How should/does nucleo handle umlauts?
Closed this issue · 2 comments
jessegrosjean commented
For example I notice that a needle ë
fails to fuzzy match bë
. On the other hand a needle e
will match bë
, and a needle ë
will match a haystack ë
.
let paths = ["be", "bë"];
let mut matcher = Matcher::new(Config::DEFAULT);
let matches = Pattern::parse("ë", CaseMatching::Ignore).match_list(paths, &mut matcher);
assert_eq!(matches.len(), 1); // fails
Is that expected or a bug?

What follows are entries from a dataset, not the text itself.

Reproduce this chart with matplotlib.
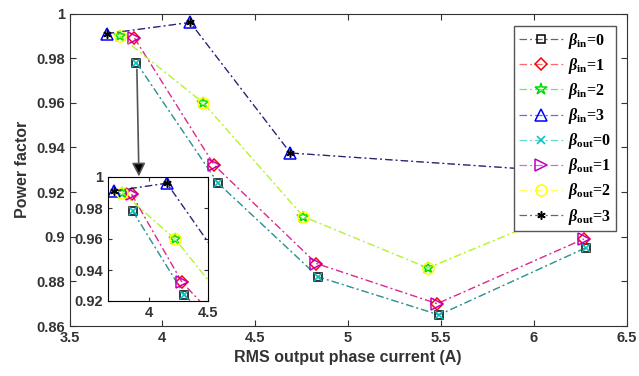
import matplotlib
matplotlib.use("Agg")
import matplotlib.pyplot as plt
from matplotlib.colors import to_rgba

plt.rcParams['font.family'] = 'Liberation Sans'
plt.rcParams['font.weight'] = 'bold'
plt.rcParams['mathtext.fontset'] = 'custom'
plt.rcParams['mathtext.rm'] = 'Liberation Serif:bold'
plt.rcParams['mathtext.it'] = 'Liberation Serif:italic:bold'
plt.rcParams['mathtext.bf'] = 'Liberation Serif:bold'

# operating points for beta = 0..3 (beta_in and beta_out give the same curve)
current_0 = [3.86, 4.30, 4.84, 5.49, 6.28]
pf_0 = [0.978, 0.924, 0.882, 0.865, 0.895]
current_1 = [3.85, 4.28, 4.83, 5.48, 6.27]
pf_1 = [0.989, 0.932, 0.888, 0.870, 0.899]
current_2 = [3.77, 4.22, 4.76, 5.43, 6.27]
pf_2 = [0.990, 0.960, 0.909, 0.886, 0.915]
current_3 = [3.70, 4.15, 4.69, 6.28]
pf_3 = [0.991, 0.996, 0.9375, 0.9285]

currents = [current_0, current_1, current_2, current_3]
pfs = [pf_0, pf_1, pf_2, pf_3]

asterisk = (6, 2, 0)
in_styles = [('k', 's'), ('r', 'D'), ('#00dd00', '*'), ('b', '^')]
out_styles = [('c', 'x'), ('m', '>'), ('#ffff00', 'o'), ('k', asterisk)]
in_sizes = [6, 6, 9, 8]
out_sizes = [6, 8, 8, 6]

x_ticks = [3.5, 4, 4.5, 5, 5.5, 6, 6.5]
y_ticks = [0.86, 0.88, 0.9, 0.92, 0.94, 0.96, 0.98, 1]
inset_x_ticks = [4, 4.5]
inset_y_ticks = [0.92, 0.94, 0.96, 0.98, 1]

dash = (0, (6, 2.5, 1.5, 2.5))


def draw_series(ax, with_labels):
    for k in range(4):
        c, m = in_styles[k]
        ax.plot(currents[k], pfs[k], color=to_rgba(c, 0.6), linestyle=dash, lw=0.9,
                marker=m, markersize=in_sizes[k], mfc='none', mec=c, mew=1.1,
                label=r'$\beta_{\mathrm{in}}$=%d' % k if with_labels else None)
    for k in range(4):
        c, m = out_styles[k]
        ax.plot(currents[k], pfs[k], color=to_rgba(c, 0.6), linestyle=dash, lw=0.9,
                marker=m, markersize=out_sizes[k], mfc='none', mec=c, mew=1.1,
                label=r'$\beta_{\mathrm{out}}$=%d' % k if with_labels else None)


fig = plt.figure(figsize=(6.39, 3.76), dpi=100)
ax = fig.add_axes([69.5 / 639, 50 / 376, 557 / 639, 312.5 / 376])
draw_series(ax, True)
ax.set_xlim(3.5, 6.5)
ax.set_ylim(0.86, 1)
ax.set_xticks(x_ticks)
ax.set_xticklabels(['3.5', '4', '4.5', '5', '5.5', '6', '6.5'])
ax.set_yticks(y_ticks)
ax.set_yticklabels(['0.86', '0.88', '0.9', '0.92', '0.94', '0.96', '0.98', '1'])
ax.tick_params(direction='in', top=True, right=True, labelsize=10.5, length=4, color='#333333')
for s in ax.spines.values():
    s.set_color('#333333')
ax.set_xlabel('RMS output phase current (A)', fontsize=11.5, fontweight='bold', color='#333333')
ax.set_ylabel('Power factor', fontsize=11.5, fontweight='bold', color='#333333')
for lab in ax.get_xticklabels() + ax.get_yticklabels():
    lab.set_color('#333333')

leg = ax.legend(loc='upper right', bbox_to_anchor=(616 / 639, 1 - 26 / 376),
                bbox_transform=fig.transFigure, fancybox=False, edgecolor='#555555',
                prop={'family': 'Liberation Serif', 'weight': 'bold', 'size': 11.5},
                handlelength=2.8, labelspacing=0.32, borderpad=0.3, handletextpad=0.3,
                borderaxespad=0, framealpha=1)

ax.annotate('', xy=(3.874, 0.927), xytext=(3.863, pf_0[0] - 0.003),
            arrowprops=dict(arrowstyle='-|>', ec='#555555', fc='k', lw=1.2,
                            mutation_scale=20, shrinkA=0, shrinkB=0))

ins = fig.add_axes([108 / 639, 75 / 376, 100 / 639, 124 / 376])
draw_series(ins, False)
ins.set_xlim(3.65, 4.5)
ins.set_ylim(0.92, 1)
ins.set_xticks(inset_x_ticks)
ins.set_xticklabels(['4', '4.5'])
ins.set_yticks(inset_y_ticks)
ins.set_yticklabels(['0.92', '0.94', '0.96', '0.98', '1'])
ins.tick_params(direction='in', top=True, right=True, labelsize=10.5, length=3, color='#333333')
for lab in ins.get_xticklabels() + ins.get_yticklabels():
    lab.set_color('#333333')

fig.savefig('out.png', dpi=100)
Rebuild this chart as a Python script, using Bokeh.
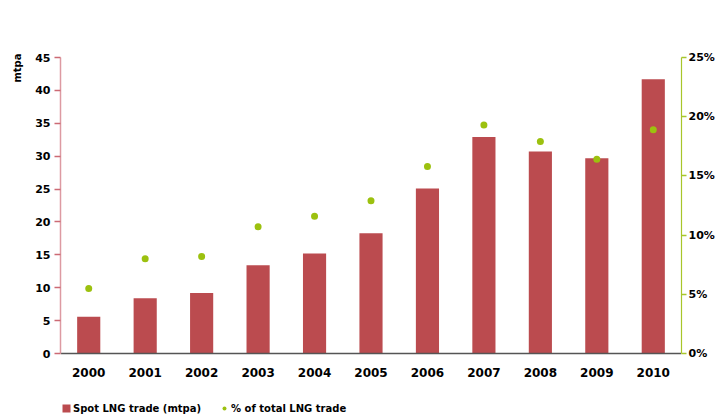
from bokeh.plotting import figure
from bokeh.models import (Range1d, FactorRange, LinearAxis, FixedTicker, NumeralTickFormatter,
                          Legend, LegendItem, Title)
from bokeh.embed import file_html
from bokeh.resources import INLINE

years = ["2000", "2001", "2002", "2003", "2004", "2005", "2006", "2007", "2008", "2009", "2010"]
spot_mtpa = [5.6, 8.4, 9.2, 13.4, 15.2, 18.3, 25.1, 32.9, 30.7, 29.7, 41.7]
pct_total = [0.055, 0.080, 0.082, 0.107, 0.116, 0.129, 0.158, 0.193, 0.179, 0.164, 0.189]
left_ticks = [0, 5, 10, 15, 20, 25, 30, 35, 40, 45]
right_ticks = [0, 0.05, 0.10, 0.15, 0.20, 0.25]

FONT = "DejaVu Sans"
BAR = "#bb4b4f"
DOT = "#9cc10f"

# the plot area runs down to the bottom edge so that the axis labels and legend sit inside it;
# the value axes are bounded to their data span
LEFT_MAX = 45
RIGHT_MAX = 0.25
BELOW_FRAC = 65 / 296  # space below the zero line relative to the 0..max span

p = figure(width=717, height=418, output_backend="svg", toolbar_location=None,
           x_range=FactorRange(*years),
           y_range=Range1d(-LEFT_MAX * BELOW_FRAC, LEFT_MAX),
           min_border_left=60, min_border_right=34, min_border_top=57, min_border_bottom=0)
p.outline_line_color = None
p.xgrid.visible = False
p.ygrid.visible = False
p.background_fill_color = "white"
p.border_fill_color = "white"

p.extra_y_ranges = {"pct": Range1d(-RIGHT_MAX * BELOW_FRAC, RIGHT_MAX)}

bars = p.vbar(x=years, top=spot_mtpa, bottom=0, width=0.41, fill_color=BAR, line_color=None)
dots = p.scatter(x=years, y=pct_total, y_range_name="pct", size=7, fill_color=DOT, line_color=None)

# left axis
ya = p.yaxis[0]
ya.ticker = FixedTicker(ticks=left_ticks)
ya.bounds = (0, LEFT_MAX)
ya.axis_line_color = "#dd9aa2"
ya.axis_line_width = 1.5
ya.major_tick_line_color = "#cc6a74"
ya.major_tick_line_width = 1.5
ya.major_tick_out = 6
ya.major_tick_in = 0
ya.minor_tick_line_color = None
ya.major_label_text_font = FONT
ya.major_label_text_font_style = "bold"
ya.major_label_text_font_size = "11px"
ya.major_label_text_color = "black"
ya.major_label_standoff = 4

# right axis
ra = LinearAxis(y_range_name="pct", ticker=FixedTicker(ticks=right_ticks),
                formatter=NumeralTickFormatter(format="0%"), bounds=(0, RIGHT_MAX))
ra.axis_line_color = "#a8c62a"
ra.axis_line_width = 1.2
ra.major_tick_line_color = "#a8c62a"
ra.major_tick_line_width = 1.5
ra.major_tick_out = 5
ra.major_tick_in = 0
ra.minor_tick_line_color = None
ra.major_label_text_font = FONT
ra.major_label_text_font_style = "bold"
ra.major_label_text_font_size = "11px"
ra.major_label_text_color = "black"
ra.major_label_standoff = 2
p.add_layout(ra, "right")

# x axis drawn at the zero line
xa = p.xaxis[0]
xa.fixed_location = 0
xa.axis_line_color = "#555555"
xa.axis_line_width = 1.5
xa.major_tick_line_color = None
xa.minor_tick_line_color = None
xa.major_label_text_font = FONT
xa.major_label_text_font_style = "bold"
xa.major_label_text_font_size = "12px"
xa.major_label_text_color = "black"
xa.major_label_standoff = 8

# axis title (rotated, at the top of the left axis)
p.add_layout(Title(text="mtpa", align="right", text_font=FONT, text_font_style="bold",
                   text_font_size="10px", text_color="black", standoff=19, offset=-4), "left")

legend = Legend(items=[LegendItem(label="Spot LNG trade (mtpa)", renderers=[bars]),
                       LegendItem(label="% of total LNG trade", renderers=[dots])],
                orientation="horizontal", location=(1, 4),
                glyph_width=10, glyph_height=10, label_height=12, label_standoff=2, spacing=18,
                padding=0, margin=0, border_line_color=None, background_fill_alpha=0,
                label_text_font=FONT, label_text_font_style="bold", label_text_font_size="10px",
                label_text_color="black")
p.add_layout(legend)

open("out.html", "w").write(file_html(p, INLINE))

If expected can you say a bit more about why and suggested workarounds... mostly just so I can document to people using my app why it works the way that it does.
Thank you.
Tyarel8 commented
You are using Config::DEFAULT
which has normalization turned on.
pub const DEFAULT: Config = {
Config{
delimiter_chars: b"/,:;|",
bonus_boundary_white: BONUS_BOUNDARY + 2,
bonus_boundary_delimiter: BONUS_BOUNDARY + 1,
initial_char_class: CharClass::Whitespace,
normalize: true,
ignore_case: true,
prefer_prefix: false,}
}
This will convert non ascii characters to ascii, so turning it off should solve this.
let mut conf = Config::DEFAULT;
conf.normalize = false;
jessegrosjean commented
Thanks for your help, that solve the problem for me.